9079. — À M. LE BARON CONSTANT DE REBECQUE.
11 avril.

L’ange exterminateur est chez nous. Wagnière et moi, nous sommes au lit. Je m’y démène comme un possédé, quand je vois que les Welches de Paris ne veulent pas convenir que l’Épître à Ninon soit du comte Schouvalow. Monsieur son oncle, qui est dans Paris, et qui a fait tirer une trentaine d’exemplaires de ce singulier ouvrage, sait bien ce qu’il en est. Il en a été aussi étonné que moi. Il y a un vers que je n’entends point, qui est probablement une faute d’impression. J’avoue que c’est un prodige qu’un tel ouvrage nous vienne du soixante et unième degré ; mais le génie, qui est rare partout, se trouve aussi en tout climat. Fontenelle avait tort de dire qu’il n’y aurait jamais de poëtes chez les Nègres : il y a actuellement une Négresse qui fait de très-bons vers anglais[1]. L’impératrice de Russie, qui est l’antipode des Négresses, écrit en prose aussi bien que son chambellan en vers, et tous deux m’étonnent également. Ceux qui m’attribuent la Lettre à Ninon sont bien malavisés. Je ne dirai pas, comme Mme Deshoulières :


Ce n’est pas tant pis pour l’ouvrage,
Quand on dit que nous l’avons fait[2].


Mais je ne suis pas assez impertinent pour me donner à moi-même les louanges que M. de Schouvalow me prodigue dans son épître, et qui ne sont pardonnables qu’à l’amitié. Il est aussi faux que Catherine vende ses diamants qu’il est faux que j’aie taillé ceux qu’on a envoyés de Pétersbourg à Ninon. J’ajoute qu’elle se moque très-plaisamment de M. Pugastchew. On ne sait ce qu’on dit à Paris ni en vers ni en prose. Je vous prie, monsieur, de vouloir bien me faire avoir l’épître de M. Dorat[3], qui ne sera certainement pas tombé dans l’erreur du public.

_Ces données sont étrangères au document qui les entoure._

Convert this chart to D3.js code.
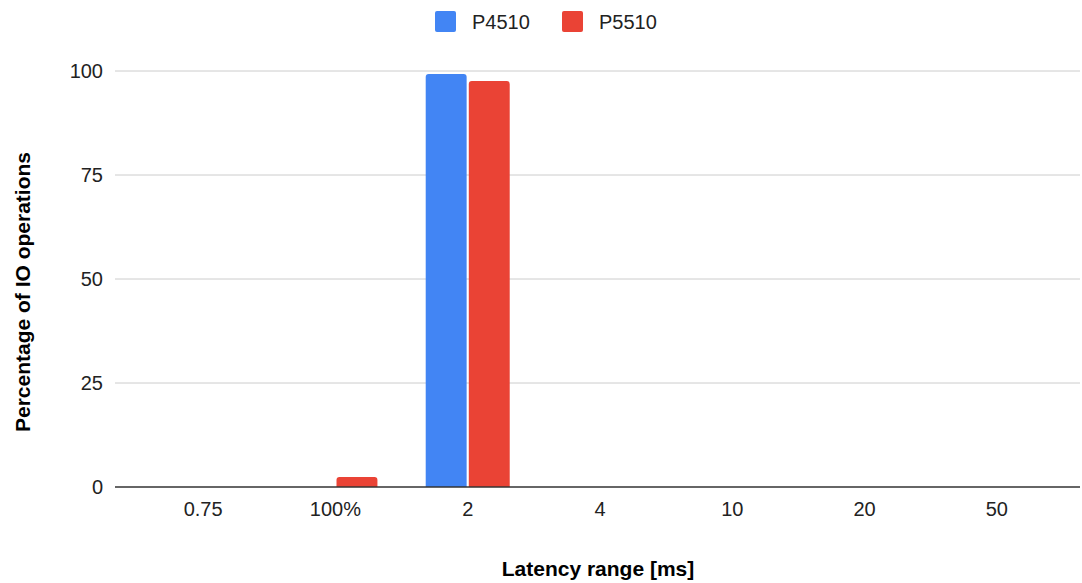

Le vieux malade vous embrasse très-tendrement.

  1. Elle s’appelait Phillis-Wheatley, et est morte en 1787. Elle habitait Boston, mais ses œuvres avaient été imprimées en Angleterre sous ce titre : Poems on Various subjects religious and moral, Londres, 1773, in-8o (voyez pages 200-272 du volume intitulé De la Littérature des Nègres, par Grégoire, 1808, in-8o).
  2. Réponse à M. de Saint-Gilles.
  3. Dorat a fait une réponse de Ninon à un comte russe :

    Quoi qu’en ait dit votre sot genre humain,
    Je tiens toujours à la philosophie, etc.


    Cette épître, en vers de dix syllabes, est autre que la Réponse de mademoiselle Ninon Lenclos à M. de V*** (par Maucherat de Longpré). C’est cette dernière qui est en vers alexandrins, et dont l’auteur suppose Voltaire auteur de l’Épître à Ninon que Voltaire fit réimprimer ; voyez lettres 8955 et 9081.